Finalmente, la narrativa no es el único género capaz de hablar del poder y de las condiciones en que deja a un pueblo. Octavio Paz, quien en sus inicios simpatizó con la Izquierda y años más tarde, se convirtió en una suerte de villano favorito de esa misma Izquierda, también vivió fascinado con el tema. A los excesos del Estado dedicó no pocos ensayos, pero si somos lo bastante agudos podemos encontrar esas mismas inquietudes en su poesía (sobre todo en la de su primera época). Producto de constantes revisiones y refundiciones, Libertad bajo palabra no sólo es el primer libro que Paz consideró realmente suyo, sino que es el trabajo esencial para entender la vertiente civil de su poesía. Textos como “Elegía a un compañero muerto en el frente de Aragón” o “Bajo tu clara sombra” dan muestra de fuertes preocupaciones sociales.
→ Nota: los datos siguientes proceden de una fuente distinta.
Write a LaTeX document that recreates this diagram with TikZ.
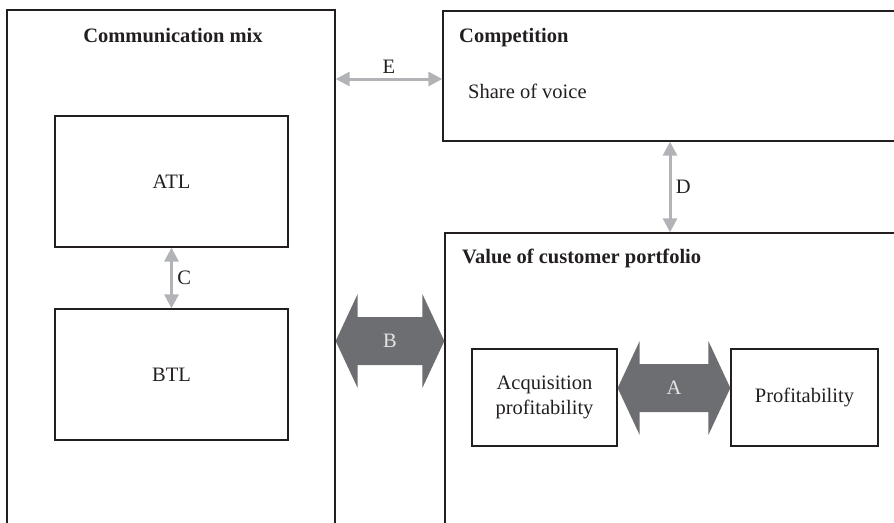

En “Entre la piedra y la flor”, escrito durante su estancia en Yucatán a donde llegó a fundar una escuela para hijos de trabajadores, acusa la miseria de la que fue testigo y, a la vez, hace una condena del dinero que “es infinito y crea desiertos infinitos”. Ese país visto por Paz y que marcó su poesía temprana es el mismo que Vargas Llosa denominaría décadas después “la dictadura perfecta”. Y sí, adivinaron: se trataba ya del país del partido único.

CONCLUSIÓN

Y como dijo el poeta: ¿Qué hubiera escrito Neruda, qué habría contado Roa Bastos, si no existieran dictaduras como las de ustedes?